(El río Lot 4)
El segundo día de navegación ya te permites unas licencias. La esposa está en cubierta tomando el sol mientras el marido está al timón. En la clase práctica, Denis advirtió que debes tener cuatro ojos cuando navegas, no despistar el río en ningún instante. De repente, ves que la dama de cubierta se va a girar hacia el patrón y te agachas rápidamente para que parezca que el barco va solo. Ella se pega un susto y tú irrumpes con un salto hacia arriba que la sorprende. Minutos después, das una emisora bakaleta. Cuando ella se vuelve a girar, el marido está a un metro de ella, sobre cubierta, bailando como un poseso. Nuevo susto y pequeña regañina para que vuelvas a tu puesto.
Bailar en cubierta, a pleno sol, en tramos boscosos de río sin testigo alguno, fue una de las mayores liberaciones del patrón del Penichette. Quizá por ello acabase por caer un terrible pedrisco el sexto día de navegación a eso de las ocho de la tarde que, sin embargo, pilló al comando gijonés ‘agroseguro’, como en el anuncio. Cuando empezaron a llover bolas de hielo el barco estaba atracado ante Cahors y sus ocupantes en su interior. Antes del diluvio universal, tras una acalorada jornada, los astures habían dejado el Penichette en el pantalán situado en la orilla opuesta a Cahors junto a un pequeño pero apetecible acuapark. Eran las cinco de la tarde y al ver sobresalir aquellos toboganes ambos compartieron idea. ¿Vamos? Dentro del aquapark, lleno de bañistas, familias y monitores, ocurriría una extraña gabachada.
El patrón del Penichette hace su entrada triunfal lanzándose hacia el tobogán más alto tras depositar la mochila en la hierba. Trepa una escalerilla unos diez metros, toma carrerilla por una sucesión de curvas y se da el clásico planchazu al caer a la piscina. En cuanto se incorpora tiene a un monitor encima. ¿Una felicitación por el planchazu? ¿Una reprimenda por el mal ejemplo para los niños? No. El bañador hispano incumple la normativa del aquapark, donde sólo se aceptan marcapaquetes de licra. El monitor sólo habla francés, pero una bañista voluntaria se ofrece de traductora. Estiman que ese tipo de bañadores pueden usarse en la calle (cosa incierta) y son por tanto menos higiénicos. Tamaña estupidez. También usas por la calle tu cabeza, que va adhiriendo contaminación, de ahí que te duches antes de bañarte.
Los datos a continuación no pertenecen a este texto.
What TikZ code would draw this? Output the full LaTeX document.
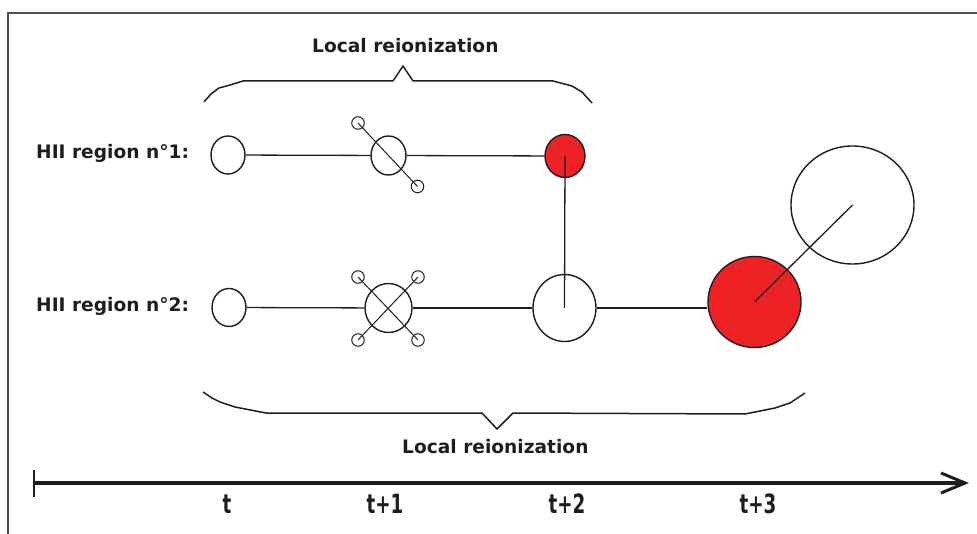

Tras diálogo de besugos, te mandan a recepción donde, dicen, quizá te presten un turbo. Vas dubitativo. Pero allí no prestan nada. Venden bañadores en una máquina. A 13 euros. De cuatro tallas. Cómo acertar. Igual compras uno, equivocas la talla y debes gastar ya 26 euros para darte un baño. Decides hacerte insumiso y de paso la esposa no se desenamora en Francia. Porque eso de ver al su home con un marcapaquete gabacho quizá no lo digiera en un mes. Cuando le cuentas todo en la toalla primero ríe, luego dice que están en su país y por tanto ellos marcan las reglas. Finalmente, te metes un rato en una piscina en una esquina sin moverte. Cuando estás fresco ella ha tenido su pequeño incidente. Se metió en una piscina vacía y la echaron de allí sin aparente explicación.
Entonces le haces una propuesta para que el comando hispano deje su huella en el aquapark. Te pones su gran pamela blanca por sombrero y de esa guisa proyectas en tu imaginario lanzar un potente alarido, salir al galope hacia el trampolín más alto, propulsarte y caer en medio de la piscina llena de gabachos con bañador largo, pamela y orgullo peninsular. La esposa ya se ve sola en el barco con el marido encarcelado, así que el patrón la tranquliza, aunque se pone un rato la pamela blanca para provocar un poco. Media hora después caerá el terrible pedrisco. ¿Protesta celestial contra los bañadores de licra marcapaquete? Quizá.